__Dataset extract__
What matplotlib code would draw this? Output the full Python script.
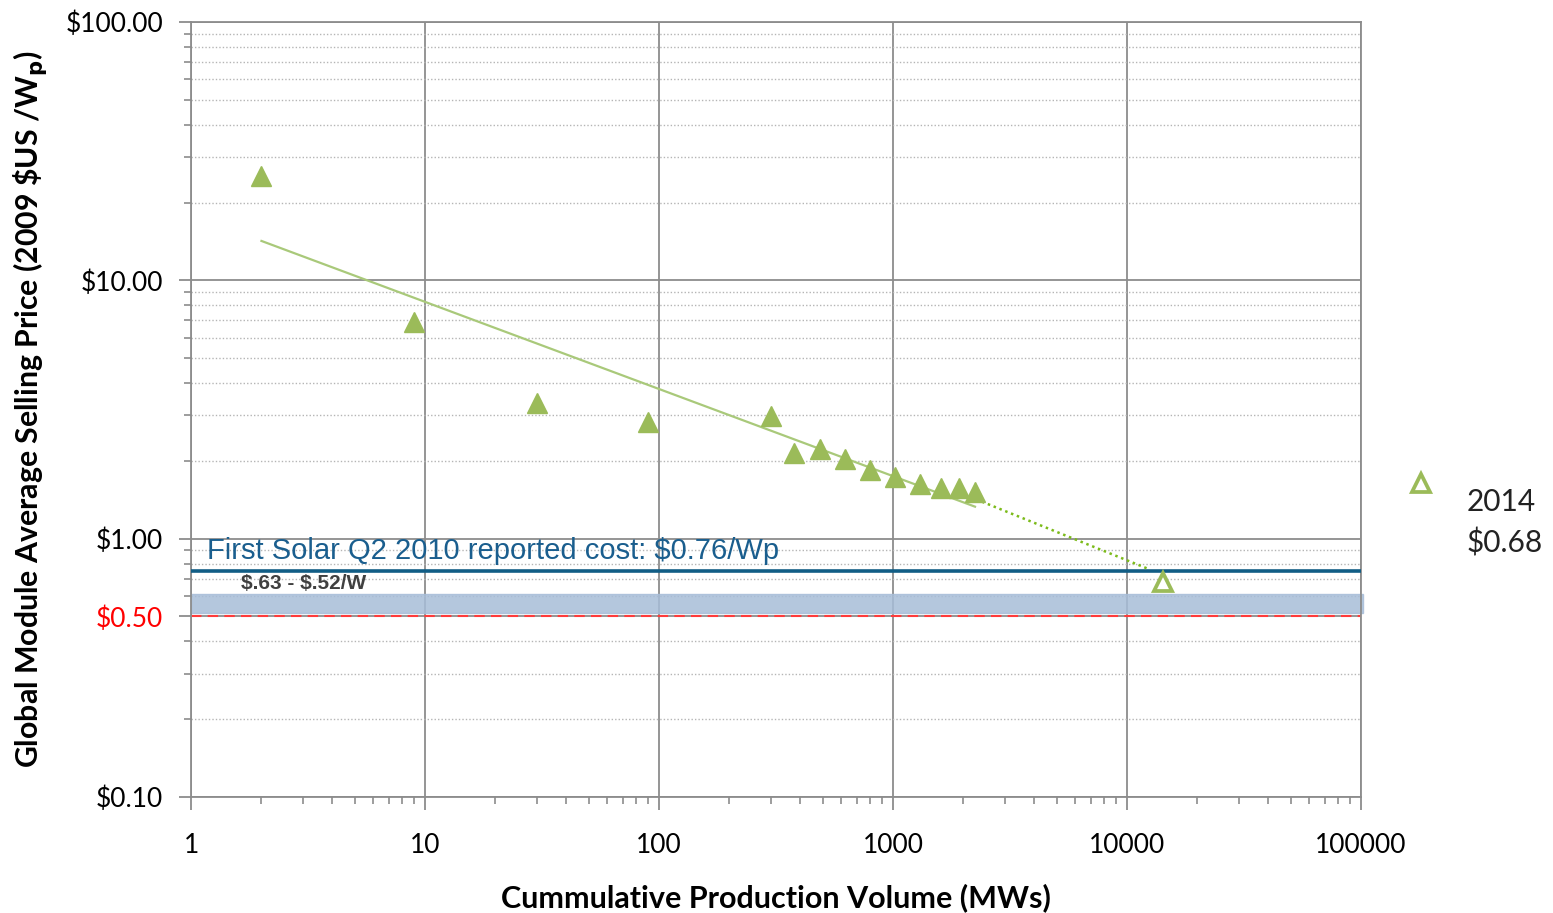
...
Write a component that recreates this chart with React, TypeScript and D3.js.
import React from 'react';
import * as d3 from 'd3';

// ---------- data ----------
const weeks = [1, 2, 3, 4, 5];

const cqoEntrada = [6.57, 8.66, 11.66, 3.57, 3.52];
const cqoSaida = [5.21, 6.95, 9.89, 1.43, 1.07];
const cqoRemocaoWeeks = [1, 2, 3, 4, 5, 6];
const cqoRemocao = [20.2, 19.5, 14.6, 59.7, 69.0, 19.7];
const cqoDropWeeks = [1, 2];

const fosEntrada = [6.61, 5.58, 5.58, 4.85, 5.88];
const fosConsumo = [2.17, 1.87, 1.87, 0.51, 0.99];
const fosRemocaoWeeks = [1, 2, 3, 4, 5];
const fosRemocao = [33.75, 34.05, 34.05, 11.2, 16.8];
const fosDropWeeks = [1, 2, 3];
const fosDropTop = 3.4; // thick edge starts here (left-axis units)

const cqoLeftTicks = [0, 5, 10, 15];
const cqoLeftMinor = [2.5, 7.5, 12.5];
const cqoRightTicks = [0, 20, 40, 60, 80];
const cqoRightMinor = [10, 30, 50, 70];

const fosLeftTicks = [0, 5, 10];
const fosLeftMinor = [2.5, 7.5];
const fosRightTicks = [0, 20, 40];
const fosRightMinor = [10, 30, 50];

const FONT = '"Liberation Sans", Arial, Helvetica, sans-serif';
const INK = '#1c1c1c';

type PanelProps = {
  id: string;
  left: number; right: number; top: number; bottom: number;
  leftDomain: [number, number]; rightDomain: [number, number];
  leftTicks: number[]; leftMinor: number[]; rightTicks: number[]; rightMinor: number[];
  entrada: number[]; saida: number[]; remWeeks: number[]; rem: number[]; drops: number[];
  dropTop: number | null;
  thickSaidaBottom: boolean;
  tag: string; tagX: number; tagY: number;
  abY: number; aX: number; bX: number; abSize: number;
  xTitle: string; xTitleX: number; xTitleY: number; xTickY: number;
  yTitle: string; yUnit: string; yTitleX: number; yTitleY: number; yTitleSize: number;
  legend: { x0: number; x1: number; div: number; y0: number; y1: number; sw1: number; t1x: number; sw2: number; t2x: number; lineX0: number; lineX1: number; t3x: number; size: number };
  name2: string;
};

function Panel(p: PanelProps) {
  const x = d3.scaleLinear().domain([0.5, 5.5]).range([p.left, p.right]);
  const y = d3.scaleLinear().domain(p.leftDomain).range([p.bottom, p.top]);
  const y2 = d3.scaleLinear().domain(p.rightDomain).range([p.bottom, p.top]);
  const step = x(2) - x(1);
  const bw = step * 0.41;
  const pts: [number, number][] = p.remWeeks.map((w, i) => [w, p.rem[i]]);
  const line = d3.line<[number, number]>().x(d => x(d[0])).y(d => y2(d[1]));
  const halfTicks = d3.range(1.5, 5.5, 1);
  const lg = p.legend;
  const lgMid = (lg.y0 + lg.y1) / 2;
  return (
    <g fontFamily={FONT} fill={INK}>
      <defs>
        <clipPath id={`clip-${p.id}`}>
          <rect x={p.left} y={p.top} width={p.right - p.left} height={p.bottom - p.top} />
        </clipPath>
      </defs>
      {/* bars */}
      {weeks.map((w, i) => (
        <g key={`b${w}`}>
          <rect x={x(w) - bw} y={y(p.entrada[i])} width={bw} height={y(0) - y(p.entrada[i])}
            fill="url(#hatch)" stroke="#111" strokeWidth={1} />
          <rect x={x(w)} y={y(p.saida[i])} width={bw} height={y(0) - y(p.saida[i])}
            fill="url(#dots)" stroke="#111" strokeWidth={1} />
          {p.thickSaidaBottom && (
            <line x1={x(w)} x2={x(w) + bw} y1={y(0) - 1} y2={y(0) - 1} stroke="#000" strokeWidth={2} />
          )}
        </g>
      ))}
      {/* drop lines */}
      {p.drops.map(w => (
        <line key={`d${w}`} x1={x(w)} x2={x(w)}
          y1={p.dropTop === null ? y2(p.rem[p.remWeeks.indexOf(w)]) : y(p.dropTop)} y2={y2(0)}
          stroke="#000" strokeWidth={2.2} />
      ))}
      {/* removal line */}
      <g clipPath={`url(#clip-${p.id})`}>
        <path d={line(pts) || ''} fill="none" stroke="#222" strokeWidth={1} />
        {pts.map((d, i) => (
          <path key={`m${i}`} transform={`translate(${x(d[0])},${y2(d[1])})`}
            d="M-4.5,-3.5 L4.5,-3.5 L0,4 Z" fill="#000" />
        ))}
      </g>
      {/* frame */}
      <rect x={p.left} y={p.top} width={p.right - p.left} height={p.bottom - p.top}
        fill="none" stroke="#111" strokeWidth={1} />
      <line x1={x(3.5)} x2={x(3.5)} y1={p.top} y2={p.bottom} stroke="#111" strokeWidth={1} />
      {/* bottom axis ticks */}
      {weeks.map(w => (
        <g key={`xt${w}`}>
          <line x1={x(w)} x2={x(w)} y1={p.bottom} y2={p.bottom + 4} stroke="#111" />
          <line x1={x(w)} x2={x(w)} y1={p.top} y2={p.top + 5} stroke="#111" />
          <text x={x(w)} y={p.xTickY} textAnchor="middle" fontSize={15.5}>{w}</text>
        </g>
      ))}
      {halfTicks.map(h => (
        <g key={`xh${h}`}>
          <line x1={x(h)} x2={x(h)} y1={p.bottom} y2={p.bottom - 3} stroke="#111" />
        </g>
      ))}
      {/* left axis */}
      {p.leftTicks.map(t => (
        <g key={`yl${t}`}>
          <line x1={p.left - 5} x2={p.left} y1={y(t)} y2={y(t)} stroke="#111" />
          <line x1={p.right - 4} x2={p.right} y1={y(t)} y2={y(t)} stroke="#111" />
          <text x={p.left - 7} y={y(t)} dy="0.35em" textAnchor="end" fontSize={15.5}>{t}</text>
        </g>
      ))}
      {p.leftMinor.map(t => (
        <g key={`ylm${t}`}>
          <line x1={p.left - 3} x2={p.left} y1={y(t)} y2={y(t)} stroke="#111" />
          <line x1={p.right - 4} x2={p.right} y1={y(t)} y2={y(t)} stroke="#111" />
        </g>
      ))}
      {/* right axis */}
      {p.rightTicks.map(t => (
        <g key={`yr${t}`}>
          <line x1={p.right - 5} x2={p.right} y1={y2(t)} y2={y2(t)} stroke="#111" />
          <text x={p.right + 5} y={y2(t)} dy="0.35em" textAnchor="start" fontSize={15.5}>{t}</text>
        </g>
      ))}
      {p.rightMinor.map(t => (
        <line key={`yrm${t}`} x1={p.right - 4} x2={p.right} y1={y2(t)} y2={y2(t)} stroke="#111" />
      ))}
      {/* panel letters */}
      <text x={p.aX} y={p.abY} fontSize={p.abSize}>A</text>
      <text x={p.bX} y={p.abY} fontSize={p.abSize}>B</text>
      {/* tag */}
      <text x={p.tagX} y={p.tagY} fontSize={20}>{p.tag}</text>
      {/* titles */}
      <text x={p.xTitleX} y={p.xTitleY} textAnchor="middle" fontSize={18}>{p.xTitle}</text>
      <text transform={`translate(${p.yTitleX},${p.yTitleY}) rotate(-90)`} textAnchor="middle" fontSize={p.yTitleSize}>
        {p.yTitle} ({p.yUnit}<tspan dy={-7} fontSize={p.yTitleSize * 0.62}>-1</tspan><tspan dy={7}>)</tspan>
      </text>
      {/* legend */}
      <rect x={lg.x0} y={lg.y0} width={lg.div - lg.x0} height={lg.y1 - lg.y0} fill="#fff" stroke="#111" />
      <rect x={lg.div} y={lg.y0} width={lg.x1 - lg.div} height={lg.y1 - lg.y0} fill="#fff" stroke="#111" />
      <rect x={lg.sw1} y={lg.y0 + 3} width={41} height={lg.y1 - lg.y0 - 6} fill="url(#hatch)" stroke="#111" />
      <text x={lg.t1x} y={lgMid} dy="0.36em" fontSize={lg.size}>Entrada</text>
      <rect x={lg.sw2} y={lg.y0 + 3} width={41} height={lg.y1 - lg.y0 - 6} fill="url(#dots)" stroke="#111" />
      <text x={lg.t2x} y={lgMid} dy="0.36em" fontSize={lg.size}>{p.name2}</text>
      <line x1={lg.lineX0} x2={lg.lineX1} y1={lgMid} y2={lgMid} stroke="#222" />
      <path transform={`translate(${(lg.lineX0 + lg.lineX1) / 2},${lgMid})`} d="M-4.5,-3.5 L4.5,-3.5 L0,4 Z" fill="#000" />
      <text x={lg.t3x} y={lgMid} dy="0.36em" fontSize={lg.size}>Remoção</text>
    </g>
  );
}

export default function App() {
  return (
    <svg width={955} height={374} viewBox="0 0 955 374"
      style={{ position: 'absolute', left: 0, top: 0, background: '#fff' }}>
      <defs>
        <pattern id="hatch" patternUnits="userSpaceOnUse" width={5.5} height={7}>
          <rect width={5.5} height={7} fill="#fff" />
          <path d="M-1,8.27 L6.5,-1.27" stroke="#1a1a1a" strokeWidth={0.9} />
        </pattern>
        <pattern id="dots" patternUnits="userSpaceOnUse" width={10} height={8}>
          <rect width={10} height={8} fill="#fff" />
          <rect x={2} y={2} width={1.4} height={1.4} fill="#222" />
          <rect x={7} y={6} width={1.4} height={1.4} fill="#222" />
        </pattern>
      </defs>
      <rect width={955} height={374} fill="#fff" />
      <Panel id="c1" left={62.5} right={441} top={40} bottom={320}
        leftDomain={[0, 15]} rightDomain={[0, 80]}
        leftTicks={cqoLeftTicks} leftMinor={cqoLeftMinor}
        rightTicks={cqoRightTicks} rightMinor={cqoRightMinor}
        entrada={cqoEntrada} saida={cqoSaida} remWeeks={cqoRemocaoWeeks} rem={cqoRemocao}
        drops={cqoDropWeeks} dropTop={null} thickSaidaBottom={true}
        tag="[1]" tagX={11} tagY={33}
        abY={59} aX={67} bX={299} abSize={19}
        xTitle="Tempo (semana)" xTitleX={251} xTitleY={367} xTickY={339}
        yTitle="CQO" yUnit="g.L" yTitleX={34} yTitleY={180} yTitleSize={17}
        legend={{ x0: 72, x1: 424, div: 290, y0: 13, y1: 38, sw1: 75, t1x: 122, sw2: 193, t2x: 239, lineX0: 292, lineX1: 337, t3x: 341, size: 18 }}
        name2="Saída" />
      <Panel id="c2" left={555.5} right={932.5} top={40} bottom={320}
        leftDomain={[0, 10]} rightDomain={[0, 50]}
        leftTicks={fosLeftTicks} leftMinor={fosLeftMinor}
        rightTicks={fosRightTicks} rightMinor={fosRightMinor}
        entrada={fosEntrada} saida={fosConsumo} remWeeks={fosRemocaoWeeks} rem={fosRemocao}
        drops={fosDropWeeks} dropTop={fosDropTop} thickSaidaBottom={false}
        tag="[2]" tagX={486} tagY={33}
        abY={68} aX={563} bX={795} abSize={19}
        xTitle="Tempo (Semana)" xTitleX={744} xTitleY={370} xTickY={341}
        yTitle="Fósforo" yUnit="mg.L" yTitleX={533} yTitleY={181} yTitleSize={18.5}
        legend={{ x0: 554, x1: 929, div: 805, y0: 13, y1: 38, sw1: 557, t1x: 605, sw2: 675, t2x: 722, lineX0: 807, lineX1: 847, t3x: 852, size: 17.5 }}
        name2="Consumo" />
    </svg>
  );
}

__Work to do__
Retype the records above, but only those lines that fall between the line containing "Write a component" and the line containing "const cqoDropWeeks = [1, 2];", with both of those lines included, exactly as written.

__Written reply__
Write a component that recreates this chart with React, TypeScript and D3.js.
import React from 'react';
import * as d3 from 'd3';

// ---------- data ----------
const weeks = [1, 2, 3, 4, 5];

const cqoEntrada = [6.57, 8.66, 11.66, 3.57, 3.52];
const cqoSaida = [5.21, 6.95, 9.89, 1.43, 1.07];
const cqoRemocaoWeeks = [1, 2, 3, 4, 5, 6];
const cqoRemocao = [20.2, 19.5, 14.6, 59.7, 69.0, 19.7];
const cqoDropWeeks = [1, 2];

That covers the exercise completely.